Bizarrerie. Cécile est scandalisée par la formation au rabais qui se prépare, mais n’en peut plus des imperfections du système actuel : «La pédagogie, on en fait tout le temps, mais on n’en fait jamais, au fond. Je n’ai rien appris ici sur le développement psychologique de l’enfant.» Elle déplore aussi quelques bizarreries : «Les premiers recalés au concours sont inscrits sur des listes complémentaires, et ils font l’IUFM l’année d’après. Entre-temps, ils font des remplacements. Quand ils arrivent à l’IUFM, ils ont une année d’enseignement derrière eux, mais on n’en tient pas compte, ils ont les mêmes cours que nous. Pourtant, on nous dit que dans nos classes, on doit tenir compte des différences. Mais nos enseignants ne font pas ce qu’ils nous enseignent.» Arrive Edouard, futur prof d’histoire-géo, qui ne trouve pas plus mal qu’on balaie l’actuel système : «Deux heures d’entretien avec un inspecteur m’ont plus apporté que tout ce que j’ai appris à l’IUFM.»
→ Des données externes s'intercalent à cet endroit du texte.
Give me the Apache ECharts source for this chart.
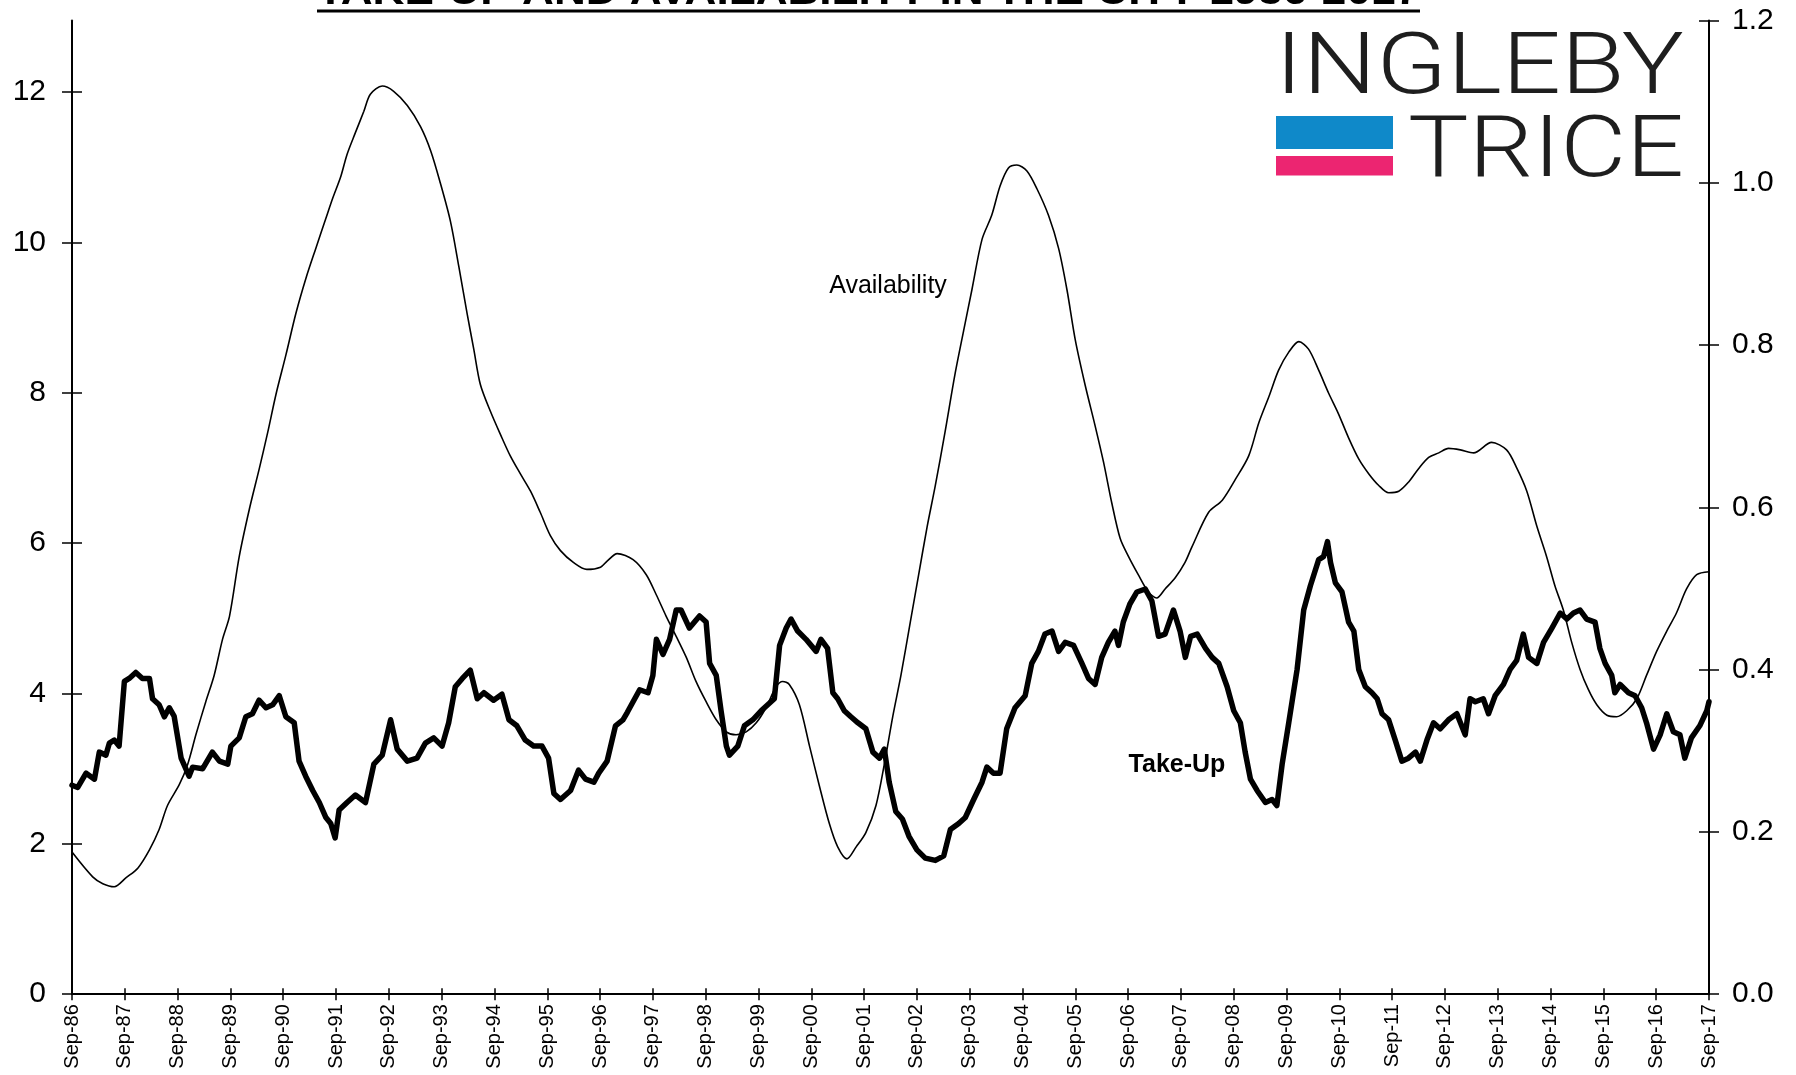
<!DOCTYPE html>
<html>
<head>
<meta charset="utf-8">
<script src="https://cdn.jsdelivr.net/npm/echarts/dist/echarts.min.js"></script>
<style>
html,body{margin:0;padding:0;background:#fff;}
#c{width:1796px;height:1075px;}
</style>
</head>
<body>
<div id="c"></div>
<script>
// ---- DATA ----
const xTickLabels = ['Sep-86','Sep-87','Sep-88','Sep-89','Sep-90','Sep-91','Sep-92','Sep-93','Sep-94','Sep-95','Sep-96','Sep-97','Sep-98','Sep-99','Sep-00','Sep-01','Sep-02','Sep-03','Sep-04','Sep-05','Sep-06','Sep-07','Sep-08','Sep-09','Sep-10','Sep-11','Sep-12','Sep-13','Sep-14','Sep-15','Sep-16','Sep-17'];
const leftTicks = [0, 2, 4, 6, 8, 10, 12];
const rightTicks = [0, 0.2, 0.4, 0.6, 0.8, 1.0, 1.2];

// months counted from Sep-86 (0) to Sep-17 (372)
const availMonths = [0,4.7,7.0,9.6,12.3,15.0,17.6,19.8,21.7,24.4,26.3,28.2,30.4,32.3,34.2,35.8,38.0,40.3,42.6,44.5,46.4,48.6,50.9,53.2,55.4,57.7,59.2,61.1,62.5,64.4,66.3,67.8,70.5,73.1,76.2,79.2,81.5,83.7,86.0,87.9,89.8,91.3,92.8,95.1,97.4,99.6,101.9,104.2,106.4,108.7,111.0,114.0,117.0,120.1,121.6,123.9,127.5,130.5,132.8,135.0,137.3,139.6,141.8,144.1,146.4,148.7,150.9,153.2,155.5,157.7,160.0,161.5,163.0,165.3,167.6,169.8,172.1,174.0,176.1,178.2,180.4,182.7,184.6,186.5,188.4,190.5,192.4,194.3,196.2,198.4,200.7,202.6,204.5,206.8,209.0,210.9,212.8,214.7,217.0,219.3,221.9,224.2,226.1,228.0,230.2,232.5,234.4,236.3,238.2,240.1,242.3,244.6,246.5,248.4,250.7,252.9,254.5,258.3,261.4,264.4,267.4,269.7,272.0,274.2,276.5,278.8,281.0,283.3,285.6,287.8,290.1,292.4,294.7,296.9,299.2,301.5,303.7,306.0,308.3,310.6,312.8,315.5,318.5,322.6,326.0,328.3,330.6,332.9,335.1,337.0,338.9,340.8,342.7,344.6,346.5,348.8,351.0,353.3,355.6,357.8,360.1,362.4,364.6,366.9,369.2,372];
const availValues = [1.89,1.56,1.47,1.43,1.55,1.68,1.92,2.19,2.51,2.79,3.06,3.46,3.89,4.24,4.72,5.03,5.82,6.45,7.00,7.48,7.99,8.50,9.06,9.53,9.92,10.32,10.58,10.88,11.17,11.46,11.74,11.97,12.08,12.01,11.82,11.54,11.22,10.79,10.28,9.68,9.05,8.58,8.11,7.75,7.44,7.16,6.92,6.69,6.41,6.10,5.90,5.74,5.65,5.68,5.76,5.86,5.78,5.58,5.31,5.03,4.76,4.48,4.16,3.89,3.65,3.49,3.45,3.49,3.61,3.81,4.09,4.16,4.12,3.85,3.30,2.78,2.27,1.96,1.80,1.96,2.15,2.51,3.06,3.69,4.25,4.95,5.58,6.21,6.77,7.48,8.26,8.82,9.37,10.04,10.36,10.75,10.99,11.03,10.95,10.71,10.36,9.92,9.37,8.70,8.11,7.56,7.08,6.53,6.06,5.82,5.58,5.35,5.27,5.39,5.54,5.74,5.95,6.41,6.57,6.85,7.16,7.60,7.95,8.30,8.54,8.68,8.58,8.30,7.99,7.72,7.40,7.12,6.92,6.77,6.67,6.69,6.81,6.99,7.14,7.20,7.26,7.24,7.20,7.34,7.24,7.00,6.69,6.22,5.82,5.43,5.11,4.68,4.32,4.05,3.85,3.71,3.69,3.77,3.93,4.24,4.56,4.83,5.07,5.39,5.58,5.62];

const takeUpMonths = [0,1.3,3.2,5.1,6.2,7.7,8.5,9.6,10.7,11.9,13.0,14.5,16.0,17.6,18.3,19.8,21.0,22.1,23.2,24.8,26.6,27.4,29.7,31.9,33.5,35.4,36.1,38.0,39.5,41.0,42.5,44.1,45.6,47.1,48.6,50.5,51.6,53.1,54.7,56.2,57.7,58.8,59.8,60.7,62.5,64.4,66.7,68.6,70.5,72.4,73.9,76.2,78.4,80.3,82.2,84.1,85.6,87.1,88.7,90.5,92.1,93.6,95.8,97.7,99.3,101.1,103.0,104.9,106.8,108.3,109.5,111.0,113.3,115.1,116.7,118.6,119.7,121.6,123.5,125.2,126.2,127.5,129.0,130.9,132.0,132.8,134.3,135.8,137.3,138.4,140.3,142.6,144.1,144.9,146.4,147.5,148.7,149.4,151.3,152.8,154.7,156.6,158.1,159.6,160.8,162.3,163.4,164.9,166.8,169.1,170.2,171.7,172.9,174.0,175.5,177.0,178.6,180.4,182.0,183.5,184.6,185.7,187.2,188.7,190.2,192.0,193.9,196.2,198.1,199.6,201.5,203.0,204.9,206.8,207.9,209.4,210.9,212.4,214.3,216.6,218.1,219.6,221.1,222.7,224.2,225.7,227.6,229.5,231.0,232.5,234.0,235.5,237.0,237.8,238.9,240.4,242.0,243.9,245.4,246.9,248.4,250.3,251.8,253.0,254.2,255.7,257.6,259.1,260.6,262.5,264.0,265.5,266.6,267.8,269.3,271.2,272.7,273.8,275.0,276.5,278.4,279.9,281.4,283.3,284.4,285.3,286.0,287.1,288.6,290.1,291.3,292.4,293.9,295.4,296.6,297.7,299.2,300.7,302.2,303.7,305.3,306.4,307.9,309.4,310.9,312.8,314.7,316.6,317.7,318.9,320.7,321.9,323.4,325.3,326.8,328.3,329.8,331.0,332.9,334.4,336.3,338.2,339.7,341.2,342.7,344.2,346.1,347.2,348.4,349.9,350.6,351.8,353.7,355.2,356.7,357.8,359.4,360.9,362.4,363.9,365.4,366.5,368.0,369.9,371.5,372];
const takeUpValues = [2.78,2.75,2.94,2.86,3.22,3.18,3.34,3.38,3.30,4.16,4.20,4.28,4.20,4.20,3.93,3.85,3.69,3.81,3.70,3.14,2.90,3.02,3.00,3.22,3.10,3.06,3.30,3.41,3.69,3.73,3.91,3.81,3.85,3.97,3.69,3.61,3.10,2.90,2.71,2.55,2.35,2.27,2.08,2.45,2.55,2.65,2.55,3.06,3.18,3.65,3.26,3.10,3.14,3.34,3.41,3.30,3.61,4.09,4.20,4.31,3.93,4.01,3.91,3.99,3.65,3.57,3.38,3.30,3.30,3.14,2.67,2.59,2.71,2.98,2.86,2.82,2.94,3.10,3.57,3.65,3.75,3.89,4.05,4.01,4.24,4.72,4.52,4.72,5.11,5.11,4.87,5.03,4.95,4.40,4.24,3.77,3.30,3.18,3.30,3.57,3.65,3.77,3.85,3.93,4.64,4.87,4.99,4.83,4.72,4.56,4.72,4.60,4.01,3.93,3.77,3.69,3.61,3.53,3.22,3.14,3.26,2.82,2.43,2.33,2.10,1.92,1.81,1.78,1.84,2.19,2.27,2.35,2.59,2.82,3.02,2.94,2.94,3.53,3.81,3.97,4.40,4.56,4.79,4.83,4.56,4.68,4.64,4.40,4.20,4.12,4.48,4.68,4.83,4.64,4.95,5.19,5.35,5.39,5.23,4.76,4.79,5.11,4.83,4.48,4.76,4.79,4.60,4.48,4.40,4.09,3.77,3.61,3.22,2.86,2.71,2.55,2.59,2.51,3.06,3.61,4.32,5.11,5.43,5.78,5.82,6.02,5.74,5.47,5.35,4.95,4.83,4.32,4.09,4.01,3.93,3.73,3.65,3.38,3.10,3.14,3.22,3.10,3.38,3.61,3.53,3.65,3.73,3.45,3.93,3.89,3.93,3.73,3.97,4.12,4.32,4.44,4.79,4.48,4.40,4.68,4.87,5.07,4.99,5.07,5.11,4.99,4.95,4.60,4.40,4.24,4.01,4.12,4.01,3.97,3.81,3.61,3.26,3.45,3.73,3.49,3.45,3.14,3.41,3.57,3.77,3.89];

// ---- helpers ----
const FONT = '"Liberation Sans", Arial, sans-serif';
const ctx = document.createElement('canvas').getContext('2d');
function fitScale(text, font, width) { ctx.font = font; return width / ctx.measureText(text).width; }

const availData = availMonths.map((m, i) => [m, availValues[i]]);
const takeUpData = takeUpMonths.map((m, i) => [m, takeUpValues[i]]);

const titleText = 'TAKE-UP AND AVAILABILITY IN THE CITY 1986-2017';
const titleFont = 'bold 40px ' + FONT;
const logoFont = '300 86px Roboto, "Liberation Sans", sans-serif';

const black = '#000';
const tickStyle = { color: black, width: 1.5 };

const option = {
  animation: false,
  backgroundColor: '#fff',
  grid: { left: 72, right: 87, top: 20.6, bottom: 80.8, containLabel: false },
  xAxis: [
    {
      type: 'value', min: 0, max: 372, interval: 12, position: 'bottom',
      axisLine: { show: true, onZero: false, lineStyle: { color: black, width: 2 } },
      axisTick: { show: true, inside: false, length: 6, lineStyle: tickStyle },
      axisLabel: {
        rotate: 90, margin: 10, fontSize: 20, fontFamily: FONT, color: black,
        formatter: v => xTickLabels[Math.round(v / 12)]
      },
      splitLine: { show: false }
    },
    {
      type: 'value', min: 0, max: 372, interval: 12, position: 'bottom',
      axisLine: { show: false, onZero: false },
      axisTick: { show: true, inside: true, length: 6, lineStyle: tickStyle },
      axisLabel: { show: false },
      splitLine: { show: false }
    }
  ],
  yAxis: [
    {
      type: 'value', min: 0, max: 12.95, position: 'left',
      axisLine: { show: true, onZero: false, lineStyle: { color: black, width: 2 } },
      axisTick: { show: true, inside: false, length: 10, lineStyle: tickStyle, customValues: leftTicks },
      axisLabel: { margin: 26, fontSize: 30, fontFamily: FONT, color: black, customValues: leftTicks, formatter: v => String(v) },
      splitLine: { show: false }
    },
    {
      type: 'value', min: 0, max: 1.2, position: 'right',
      axisLine: { show: true, onZero: false, lineStyle: { color: black, width: 2 } },
      axisTick: { show: true, inside: false, length: 10, lineStyle: tickStyle, customValues: rightTicks },
      axisLabel: { margin: 23, fontSize: 30, fontFamily: FONT, color: black, customValues: rightTicks, formatter: v => v.toFixed(1) },
      splitLine: { show: false }
    },
    {
      type: 'value', min: 0, max: 12.95, position: 'left',
      axisLine: { show: false, onZero: false },
      axisTick: { show: true, inside: true, length: 10, lineStyle: tickStyle, customValues: leftTicks },
      axisLabel: { show: false },
      splitLine: { show: false }
    },
    {
      type: 'value', min: 0, max: 1.2, position: 'right',
      axisLine: { show: false, onZero: false },
      axisTick: { show: true, inside: true, length: 10, lineStyle: tickStyle, customValues: rightTicks },
      axisLabel: { show: false },
      splitLine: { show: false }
    }
  ],
  series: [
    {
      name: 'Availability', type: 'line', xAxisIndex: 0, yAxisIndex: 0,
      data: availData, showSymbol: false, smooth: 0.3,
      lineStyle: { color: black, width: 1.6 }, z: 2
    },
    {
      name: 'Take-Up', type: 'line', xAxisIndex: 0, yAxisIndex: 0,
      data: takeUpData, showSymbol: false, smooth: false,
      lineStyle: { color: black, width: 5.5, join: 'round', cap: 'round' }, z: 3
    }
  ],
  graphic: [
    {
      type: 'text', x: 317, y: -7.3, scaleX: fitScale(titleText, titleFont, 1103),
      style: { text: titleText, font: titleFont, fill: black, textAlign: 'left', textVerticalAlign: 'middle' }
    },
    { type: 'rect', shape: { x: 317, y: 9.5, width: 1103, height: 3 }, style: { fill: black } },
    {
      type: 'text', x: 1275, y: 71, scaleX: fitScale('INGLEBY', logoFont, 409),
      style: { text: 'INGLEBY', font: logoFont, fill: '#1e1e1e', textAlign: 'left', textVerticalAlign: 'middle' }
    },
    {
      type: 'text', x: 1408, y: 154, scaleX: fitScale('TRICE', logoFont, 276),
      style: { text: 'TRICE', font: logoFont, fill: '#1e1e1e', textAlign: 'left', textVerticalAlign: 'middle' }
    },
    { type: 'rect', shape: { x: 1276, y: 116, width: 117, height: 33 }, style: { fill: '#0f89c9' } },
    { type: 'rect', shape: { x: 1276, y: 156, width: 117, height: 19.5 }, style: { fill: '#ec2571' } },
    {
      type: 'text', x: 888, y: 286,
      style: { text: 'Availability', font: 'normal 25px ' + FONT, fill: black, textAlign: 'center', textVerticalAlign: 'middle' }
    },
    {
      type: 'text', x: 1177, y: 765.5,
      style: { text: 'Take-Up', font: 'bold 25px ' + FONT, fill: black, textAlign: 'center', textVerticalAlign: 'middle' }
    }
  ]
};

const chart = echarts.init(document.getElementById('c'), null, { renderer: 'canvas' });
chart.setOption(option);
</script>
</body>
</html>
Entre les deux, Suzie, Stéphane, Grégoire, Nolwenn, Sébastien, beaucoup de ces jeunes profs trouvent leurs études perfectibles, même si tout n’est pas à jeter. «J’apprécie d’avoir un retour de gens différents, et nombreux», dit Sébastien, instit à Arras. «Ça permet de piocher. Si on ne se bornait qu’à reproduire la façon de faire d’un maître, on n’arriverait pas à trouver le prof qu’on est.» Il craint la suite pour ses collègues : «La multiplicité des expériences, c’est ce qu’on risque de perdre. On trouve que notre formation n’est pas assez professionnalisante, elle risque de l’être encore moins Edouard, agacé par «le blabla» des formateurs «qui n’ont pas vu une classe depuis longtemps» explique: «Le compagnonnage, je suis à fond pour.» Catherine Morfouace, directrice adjointe : «Même si elle n’est pas sans défaut, notre formation a le mérite d’articuler tous les aspects de l’expérience du métier, l’acquisition d’une culture professionnelle et une réflexion sur la pratique. Avec le nouveau système, ils seront formés en trois mois ! Ça coûtera moins cher.»

Pasteur. La journée s’écoule, les profs stagiaires se retrouvent dans la grande salle pour évoquer leur stage à l’étranger. Sébastien raconte les étrangetés du système anglais, avec le pasteur du coin qui vient faire un speech, la tolérance au bruit ou celle face à l’élève qui ne fait rien. Il parle aussi des confortables conditions de travail, avec l’informatique, des bâtiments mieux équipés, des élèves valorisés, un esprit d’établissement fort, des équipes pédagogiques soudées.

Dans la salle, Nolwenn, prof de sciences physiques, de retour des Etats-Unis, chuchote : «Ce qu’on a vécu est d’une richesse incroyable, mais ça ne sera pas valorisé. Il faut pouvoir se dire "je l’ai fait pour moi."» De son côté Emilie résume : «On vous jette dans la piscine, et on vous apprend à nager en même temps.» Il se pourrait que bientôt, on se contente de les jeter dans la piscine.